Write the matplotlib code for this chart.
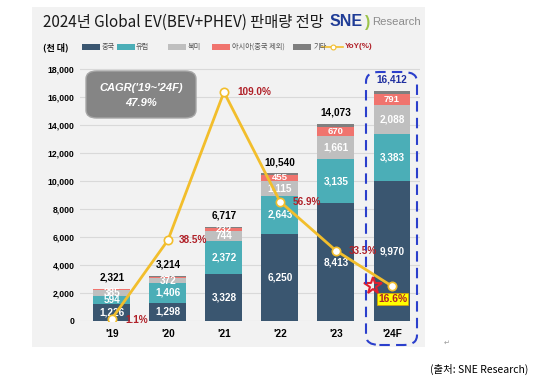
import matplotlib.pyplot as plt
from matplotlib.patches import Rectangle, FancyBboxPatch
from matplotlib.lines import Line2D

years = ["'19", "'20", "'21", "'22", "'23", "'24F"]
china = [1226, 1298, 3328, 6250, 8413, 9970]
europe = [594, 1406, 2372, 2643, 3135, 3383]
namerica = [385, 372, 744, 1115, 1661, 2088]
asia = [80, 100, 232, 455, 670, 791]
other = [36, 38, 41, 77, 194, 180]
totals = [2321, 3214, 6717, 10540, 14073, 16412]
yoy = [1.1, 38.5, 109.0, 56.9, 33.5, 16.6]

series = [('중국', china, '#3A5670'), ('유럽', europe, '#4BAEB7'),
          ('북미', namerica, '#BFBFBF'), ('아시아(중국 제외)', asia, '#F0746E'),
          ('기타', other, '#7F7F7F')]

KR = ['Noto Sans CJK KR', 'DejaVu Sans']
NUM = 'Liberation Sans'
W, H = 536, 389


def fx(px):
    return px / W


def fy(py):
    return 1 - py / H


fig = plt.figure(figsize=(W / 100, H / 100), dpi=100)
fig.patches.append(Rectangle((fx(32), fy(347)), fx(425) - fx(32), fy(7) - fy(347),
                             transform=fig.transFigure, facecolor='#F2F2F2',
                             edgecolor='none', zorder=-5))

ax = fig.add_axes([fx(80), fy(321), fx(420) - fx(80), (321 - 64.8) / H])
ax.patch.set_alpha(0)
x = list(range(len(years)))
bottom = [0] * len(years)
for i, (name, vals, col) in enumerate(series):
    ax.bar(x, vals, 0.66, bottom=bottom, color=col, zorder=2)
    for j in x:
        show = i < 3 or (i == 3 and j >= 2)
        if show:
            ax.text(j, bottom[j] + vals[j] / 2, f'{vals[j]:,}', ha='center', va='center',
                    color='white', fontsize=7.2 if i < 3 else 6.8, fontweight='bold',
                    family=NUM, zorder=3)
    bottom = [b + v for b, v in zip(bottom, vals)]

for j in x:
    ax.text(j, totals[j] + 450, f'{totals[j]:,}', ha='center', va='bottom',
            fontsize=7.2, fontweight='bold', family=NUM,
            color='#1F2FA0' if j == 5 else 'black')

ax.set_xlim(-0.57, 5.5)
ax.set_ylim(0, 18300)
ax.set_yticks(range(0, 18001, 2000))
ax.set_yticklabels([f'{v:,}' for v in range(0, 18001, 2000)], fontsize=6.2,
                   fontweight='bold', family=NUM)
ax.set_xticks(x)
ax.set_xticklabels(years, fontsize=7.2, fontweight='bold', family=NUM)
ax.tick_params(length=0)
ax.tick_params(axis='y', pad=4)
ax.tick_params(axis='x', pad=6)
ax.yaxis.grid(True, color='#D9D9D9', lw=0.8, zorder=0)
ax.set_axisbelow(True)
for s in ax.spines.values():
    s.set_visible(False)

ax2 = ax.twinx()
ax2.set_ylim(0, 122)
ax2.axis('off')
ax2.plot(x, yoy, color='#F2BE2C', lw=2, marker='o', ms=6, mfc='white',
         mec='#F2BE2C', mew=1.2, zorder=5)
offsets = [(10, -1), (8, 0), (10, 0), (9, 0), (9, 0)]
for j in range(5):
    ax2.annotate(f'{yoy[j]:.1f}%', (j, yoy[j]), xytext=offsets[j], textcoords='offset points',
                 ha='left', va='center', fontsize=7.2, fontweight='bold', family=NUM,
                 color='#B02028', zorder=6)
ax2.annotate(f'{yoy[5]:.1f}%', (5, yoy[5]), xytext=(-10, -9), textcoords='offset points',
             ha='left', va='center', fontsize=7.4, fontweight='bold', family=NUM,
             color='#B02028', zorder=6,
             bbox=dict(boxstyle='square,pad=0.1', fc='#FFFF00', ec='#E0A000', lw=0.5))
ax2.plot(4.66, yoy[5], marker='*', ms=13, mfc='none', mec='#E02030', mew=1.5, zorder=6)

# CAGR box
fig.patches.append(FancyBboxPatch((fx(86), fy(118)), fx(196) - fx(86), fy(71) - fy(118),
                                  boxstyle='round,pad=0,rounding_size=0.02',
                                  transform=fig.transFigure, fc='#858585', ec='#A6A6A6',
                                  lw=1, zorder=3))
fig.text(fx(141), fy(88), "CAGR('19~'24F)", ha='center', va='center', color='white',
         fontsize=8, fontweight='bold', style='italic', family=NUM, zorder=4)
fig.text(fx(141), fy(103), '47.9%', ha='center', va='center', color='white',
         fontsize=8, fontweight='bold', style='italic', family=NUM, zorder=4)

# dashed box round '24F
fig.patches.append(FancyBboxPatch((fx(366), fy(345)), fx(417) - fx(366), fy(72) - fy(345),
                                  boxstyle='round,pad=0,rounding_size=0.025',
                                  transform=fig.transFigure, fc='none', ec='#2B3FCC',
                                  lw=1.5, ls=(0, (5, 3)), zorder=7))

# title and logo
fig.text(fx(43), fy(22), '2024년 Global EV(BEV+PHEV) 판매량 전망', ha='left', va='center',
         fontsize=11, family=KR, color='#1A1A1A')
fig.text(fx(330), fy(22), 'SNE', ha='left', va='center', fontsize=11.5,
         fontweight='bold', family=NUM, color='#1F3C96')
fig.text(fx(365), fy(22), ')', ha='left', va='center', fontsize=11.5,
         fontweight='bold', family=NUM, color='#9BC34A')
fig.text(fx(372), fy(22), 'Research', ha='left', va='center', fontsize=8.2,
         family=NUM, color='#8C8C8C')

# legend row
fig.text(fx(43), fy(47), '(천 대)', ha='left', va='center', fontsize=6.5,
         fontweight='bold', family=KR)
leg_x = [(82, 102), (117, 136), (168, 188), (212, 232), (293, 314)]
for (name, vals, col), (px0, tx) in zip(series, leg_x):
    fig.patches.append(Rectangle((fx(px0), fy(49.5)), fx(18), 5 / H, transform=fig.transFigure,
                                 fc=col, ec='none', zorder=3))
    fig.text(fx(tx), fy(47), name, ha='left', va='center', fontsize=5.2, family=KR,
             color='#555555')
fig.lines.append(Line2D([fx(322), fx(343)], [fy(47), fy(47)], transform=fig.transFigure,
                        color='#F2BE2C', lw=1.2))
fig.lines.append(Line2D([fx(332.5)], [fy(47)], transform=fig.transFigure, color='#F2BE2C',
                        marker='o', ms=3.5, mfc='white', mec='#F2BE2C', mew=0.8))
fig.text(fx(345), fy(47), 'YoY(%)', ha='left', va='center', fontsize=5.8,
         fontweight='bold', family=NUM, color='#B02028')

# source
fig.text(fx(528), fy(369), '(출처: SNE Research)', ha='right', va='center', fontsize=7.5,
         family=KR, color='black')
fig.text(fx(447), fy(343), '↵', ha='center', va='center', fontsize=5, color='#999999')

fig.savefig('out.png', dpi=100)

---*---

#### Written task
The lines from the start of the data through the line that contains "edgecolor='none', zorder=-5))" are to be returned exactly, please, with both ends included and every picture left out.

#### Solution to the problem
Write the matplotlib code for this chart.
import matplotlib.pyplot as plt
from matplotlib.patches import Rectangle, FancyBboxPatch
from matplotlib.lines import Line2D

years = ["'19", "'20", "'21", "'22", "'23", "'24F"]
china = [1226, 1298, 3328, 6250, 8413, 9970]
europe = [594, 1406, 2372, 2643, 3135, 3383]
namerica = [385, 372, 744, 1115, 1661, 2088]
asia = [80, 100, 232, 455, 670, 791]
other = [36, 38, 41, 77, 194, 180]
totals = [2321, 3214, 6717, 10540, 14073, 16412]
yoy = [1.1, 38.5, 109.0, 56.9, 33.5, 16.6]

series = [('중국', china, '#3A5670'), ('유럽', europe, '#4BAEB7'),
          ('북미', namerica, '#BFBFBF'), ('아시아(중국 제외)', asia, '#F0746E'),
          ('기타', other, '#7F7F7F')]

KR = ['Noto Sans CJK KR', 'DejaVu Sans']
NUM = 'Liberation Sans'
W, H = 536, 389


def fx(px):
    return px / W


def fy(py):
    return 1 - py / H


fig = plt.figure(figsize=(W / 100, H / 100), dpi=100)
fig.patches.append(Rectangle((fx(32), fy(347)), fx(425) - fx(32), fy(7) - fy(347),
                             transform=fig.transFigure, facecolor='#F2F2F2',
                             edgecolor='none', zorder=-5))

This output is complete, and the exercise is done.